The solution that worked for me, fitting my world, was a layer of dust and dirt over the top of all garbage. Bringing a large portion of the variation to a unified value. This works very well for my world, the place feels more dead and despaired, defunct and untouched for a long time, it desaturated the color values and weakened the reflectivity of everything. That lack of vibrancy really sells the death and decay of the space.
To do this I used a World Aligned Blend blended with a dusty grayscale mask. Giving me an alpha to Lerp on top of everything a layer of satisfying dust.
Definitely make sure you’re checking how this all looks in the game as you go.
Here’s a showcase of what I mean by high amounts of noise coming from the various materials. Seeing each individual piece being shiny really overwhelms the eyes taking away any semblance of focal point in the environment. Whereas using a World Aligned layer over everything brings them together and unifies the space.
Part 3 – Instances
With all of the streamlining we’ve done, you can make Material Instances of your Master Material and just replace textures! Everything will be driven by that initial Material which is going to save so much time in tweaking values and even memory on the CPU/GPU as you’re decreasing draw calls and instructions.
DESIGNER TRASH
I wanted to separate the ground of the piles from the Junk itself so that I could have that portion of the material be both World Aligned and Vertex Paintable between no trash, thin trash, and thick trash. To do this I took depth captures from ZBrush.

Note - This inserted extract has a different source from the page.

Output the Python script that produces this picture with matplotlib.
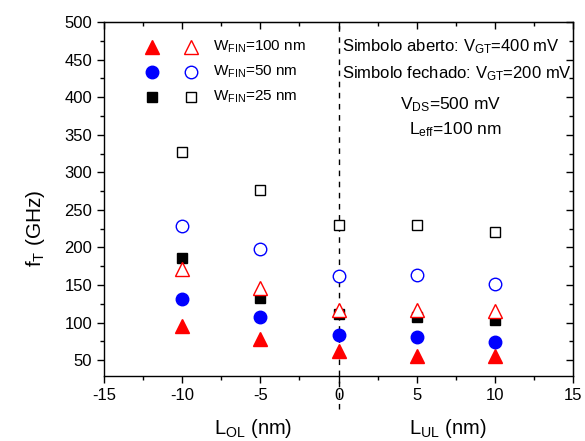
import matplotlib
matplotlib.use("Agg")
import matplotlib.pyplot as plt
from matplotlib.ticker import MultipleLocator

plt.rcParams['font.family'] = ['Liberation Sans', 'DejaVu Sans']
plt.rcParams['mathtext.fontset'] = 'custom'
plt.rcParams['mathtext.rm'] = 'Liberation Sans'
plt.rcParams['mathtext.it'] = 'Liberation Sans'
plt.rcParams['axes.unicode_minus'] = False

# Lengths (nm): negative = overlap L_OL, positive = underlap L_UL
length_nm = [-10, -5, 0, 5, 10]

# f_T (GHz), closed symbols: V_GT = 200 mV
ft_w100_vgt200 = [96, 78, 62, 55, 56]
ft_w50_vgt200 = [132, 107, 84, 81, 74]
ft_w25_vgt200 = [186, 133, 111, 108, 104]

# f_T (GHz), open symbols: V_GT = 400 mV
ft_w100_vgt400 = [172, 146, 117, 117, 115]
ft_w50_vgt400 = [228, 198, 162, 164, 152]
ft_w25_vgt400 = [327, 276, 230, 230, 221]

legend_labels = [r"W$_{\mathrm{FIN}}$=100 nm", r"W$_{\mathrm{FIN}}$=50 nm", r"W$_{\mathrm{FIN}}$=25 nm"]

RED = '#ff0000'
BLUE = '#0000ff'
BLACK = '#000000'

fig = plt.figure(figsize=(5.85, 4.41), dpi=100)
ax = fig.add_axes([0.1778, 0.1474, 0.8017, 0.8027])

styles = [
    ('^', RED, 10),
    ('o', BLUE, 9),
    ('s', BLACK, 7.5),
]
closed = [ft_w100_vgt200, ft_w50_vgt200, ft_w25_vgt200]
opened = [ft_w100_vgt400, ft_w50_vgt400, ft_w25_vgt400]

for (mk, col, ms), yc, yo in zip(styles, closed, opened):
    ax.plot(length_nm, yc, linestyle='none', marker=mk, ms=ms, color=col,
            mec=col, mfc=col, zorder=3)
    ax.plot(length_nm, yo, linestyle='none', marker=mk, ms=ms, color=col,
            mec=col, mfc='white', mew=1.0, zorder=4)

# Dashed separator between overlap and underlap regions
ax.axvline(0, ymin=-0.093, ymax=1.0, color='black', linestyle=(0, (4, 4)),
           linewidth=1.0, clip_on=False, zorder=2)

ax.set_xlim(-15, 15)
ax.set_ylim(29, 500)
ax.xaxis.set_major_locator(MultipleLocator(5))
ax.xaxis.set_minor_locator(MultipleLocator(2.5))
ax.yaxis.set_major_locator(MultipleLocator(50))
ax.yaxis.set_minor_locator(MultipleLocator(25))
ax.set_yticks(range(50, 501, 50))

ax.tick_params(axis='both', which='major', direction='out', length=5, width=1,
               labelsize=12, top=False, right=False)
ax.tick_params(axis='both', which='minor', direction='out', length=3, width=1,
               top=False, right=False)
for sp in ax.spines.values():
    sp.set_linewidth(1.0)

# Inward ticks on the top and right spines
sec_x = ax.secondary_xaxis('top')
sec_x.xaxis.set_major_locator(MultipleLocator(5))
sec_x.xaxis.set_minor_locator(MultipleLocator(2.5))
sec_x.tick_params(which='major', direction='in', length=5, width=1,
                  labeltop=False)
sec_x.tick_params(which='minor', direction='in', length=3, width=1)
sec_y = ax.secondary_yaxis('right')
sec_y.yaxis.set_major_locator(MultipleLocator(50))
sec_y.yaxis.set_minor_locator(MultipleLocator(25))
sec_y.tick_params(which='major', direction='in', length=5, width=1,
                  labelright=False)
sec_y.tick_params(which='minor', direction='in', length=3, width=1)

ax.text(-0.147, 0.418, r"f$_{\mathrm{T}}$ (GHz)", transform=ax.transAxes,
        ha='center', va='center', rotation=90, fontsize=15)
ax.text(0.318, -0.147, r"L$_{\mathrm{OL}}$ (nm)", transform=ax.transAxes,
        ha='center', va='center', fontsize=14.5)
ax.text(0.733, -0.147, r"L$_{\mathrm{UL}}$ (nm)", transform=ax.transAxes,
        ha='center', va='center', fontsize=14.5)

# Legend: closed / open symbol pairs per fin width
rows_y = [0.929, 0.859, 0.788]
for (mk, col, ms), label, yy in zip(styles, legend_labels, rows_y):
    ax.plot([0.1023], [yy], transform=ax.transAxes, marker=mk, ms=ms,
            color=col, mfc=col, linestyle='none', clip_on=False)
    ax.plot([0.1855], [yy], transform=ax.transAxes, marker=mk, ms=ms,
            color=col, mfc='white', mew=1.0, linestyle='none', clip_on=False)
    ax.text(0.2324, yy, label, transform=ax.transAxes, ha='left',
            va='center', fontsize=11)

ax.text(0.5075, 0.929, r"Simbolo aberto: V$_{\mathrm{GT}}$=400 mV",
        transform=ax.transAxes, ha='left', va='center', fontsize=12)
ax.text(0.5075, 0.853, r"Simbolo fechado: V$_{\mathrm{GT}}$=200 mV",
        transform=ax.transAxes, ha='left', va='center', fontsize=12)
ax.text(0.738, 0.7655, r"V$_{\mathrm{DS}}$=500 mV",
        transform=ax.transAxes, ha='center', va='center', fontsize=12.5)
ax.text(0.75, 0.695, r"L$_{\mathrm{eff}}$=100 nm",
        transform=ax.transAxes, ha='center', va='center', fontsize=12.5)

fig.savefig("out.png", dpi=100)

In ZBrush, isolate an individual piece and line up a shot to render you’d to see one of your pieces in.
Line it up, hit BPR to get ZBrush to do a quick look at what’s in your shot. That will produce a grayscale texture that looks at something’s depth in comparison to the camera.
Taking those Depth Captures, I organized them in a Designer Graph so that each type of junk is in its own little utility node. Then plugging each type of junk into a Tile Sampler.
Taking those Depth Captures through multiple Tile Samplers gives you the control you want for differing levels of trash. You can then take the Normal and Curvature information from that!
In Unreal, Lerp this Material using the User0 Alpha you made and you’ve got a less noticeable repeating asset!
FOLIAGE TRASH
Part 1 – Pre-Foliage
If your project is anything like mine there is a huge ground to cover with these pieces you’ve made. For White Noise it was only one fairly large space integral to player interaction and also an expanse of space out into the vista. We can take care of that with a Foliage Mesh Brush, however, this has a lot of randomness to it, even feels like making art.
Start by just placing individual pieces that hit these targets you want. Compositional silhouette, Edge Transitions along the floor and large forms, as well as thinking about larger pieces you can include less often to create some variation. Having the individual pieces helps a lot here for specific leading lines of places of emphasis you want to establish.
Part 2 – Foliage Filler
Filling in where things are blank with the Foliage Brush is easy! Here’s a setup for one of my mesh brushes. Pull the density back, give the pile some scale room, random rotation, and tweak the Ground Slope to something appropriate for your piles
OPTIMIZATION ROUND 2
Part 1 – Texture LODs
Tweaking your texture LOD Bias’ is going to drastically increase your performance. LOD Bias refers to the ‘Level of Detail’ of your texture. Unreal will generate these LODs and you can play with them. Find a texture that wouldn’t be noticeable if it were smaller and adjust its LOD Bias. Seeing the amount of memory you can drag down for this highly repeated asset is always my first step for a huge boost in framerate. The normal map and Base Color will probably be able to pull a lot of the leg work, where PBR maps taking a fall may not be too noticeable.
Part 2 – Mesh LODs
We live in an age where a vert count is becoming exponentially easier to handle by computers. But when you’ve got hundreds of thousands or thousands of these in one frame, it adds up.
Mesh LODs will allow you to say ‘When it’s this far away, only show this super low-quality mesh’ which is exactly what you want. You can even set it to stop casting shadows. I’m showing two custom LODs here, but these could have 3-4 depending on how far away they will be in a frame without hurting the visuals. Super useful tool, take advantage of it.
POLISH YOUR WORLD
Creating work that is beautiful is an extremely rewarding experience. Seeing people’s faces glow at your work is great. What feels even better is when they can play through it at a great frame rate and experience it as it lives in front of them. This is true from the most animated character to the most despairing and dead trash.
Having said that, I hope the skills here help someone to take their masterpiece and bring it to life for players to see.
Always keep in mind your world. You’re creating a full experience, having your world and the logic it follows will guide you into maintaining something that is unified throughout and gives you the rule set you need.
Always consider the specs of what your players will have access to. Consoles are very standardized in their ability to handle graphics, so they offer a stable limit to stay below. Whereas every PC is different and you’ll have to decide how many players you’re okay with cutting off because your game is so dense it needs an overclocked dry ice cooler to run.
Always seek out crit. There’s no way any of what I’ve shown would be possible if I hadn’t constantly been on the search for art criticism and playtesting from people, sometimes it’ll give you just the right spark of an idea as to how to move forward.